29 Nisan 2012

ErteleME


Ertelemek. Ruhun kaçınılmaz hastalığı. Ertelemek. Biliyor olmanın bir lütuf değil de artık sana bir yük oluyor hale geldiği vakitlerde başlar ertelemeler.

İrili ve ufaklı binlerce ertelemelere sahibiz hepimiz. Yapman gerektiğini ve zaruretini biliyorsun ama telafi etmek için daha ne kadar zamanın olduğunu bilmeden rahatça erteliyorsun. Hatta bunu çok fazla irdeleme ihtiyacı bile hissetmeden. Bu ne cüretkârlıktır? Bu ne vurdumduymazlıktır.

Ey ertelediği için bin pişman ölüler! Bir kalkın de ses verin biz acizlere. Zira anlamayız biz faniler kürek kürek toprak üstümüze atılmadan.

En büyük kayıp aslında en rahat ertelediğimiz.
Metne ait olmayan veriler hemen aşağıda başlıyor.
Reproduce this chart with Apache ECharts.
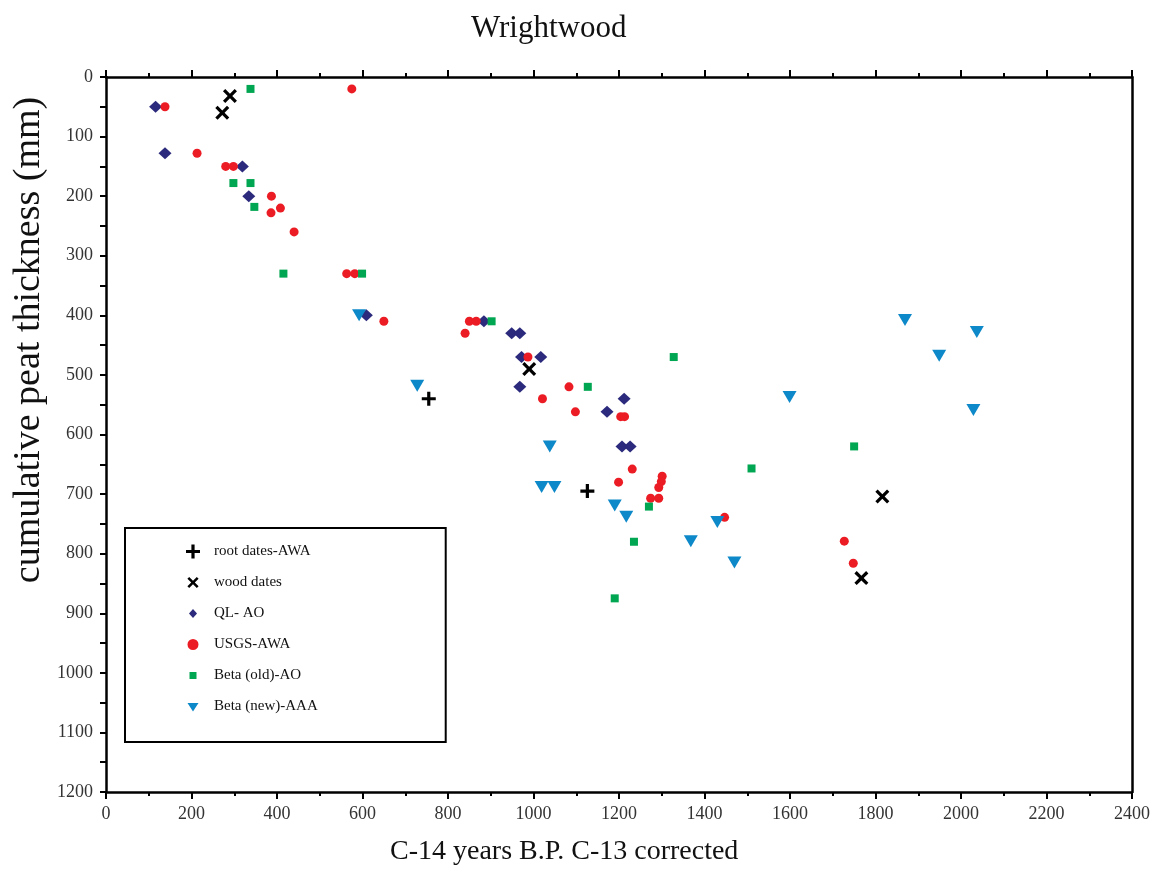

Ruh çelişik iken kan nasıl düzgün akar damarlarda, kalp nasıl vurabilir aynı ritimde yorulmadan ve beyin nasıl aşabilir bedenin aşamadığı mesafeleri? Ruh çelişik iken, biz nerede arıyoruz huzuru?

Ben bilmez iken cahil idim. Öğrenir iken cesur idim ki erteledim. Ama bilir iken acizim ki erteliyorum.

Sizin hangi ertelemeniz damarlarınızdaki kana komut veriyor. Hangi ertelemeniz, beyninize bir kamçı gibi vurur iken hala gülümsemeye devam edebiliyorsunuz? Hangi ertelemenizin asla dönüşü olmayacak? 

Ey ölüler, hayatta olanlardan daha çok fayda vardır esasında sizlerden bizlere. Bir dillenseniz, tüm âlimler dilini yutar. Sizi duyabilenler asla erteleme cesareti bulamaz kendinde. Bu tüm yaratılışına aykırıdır.

Ey ölüler, bir ses verin ki ertelemeler bitsin bu fani dünyada. Zira sizleri duyan erteleyemez, alim ise de, cahil ise de.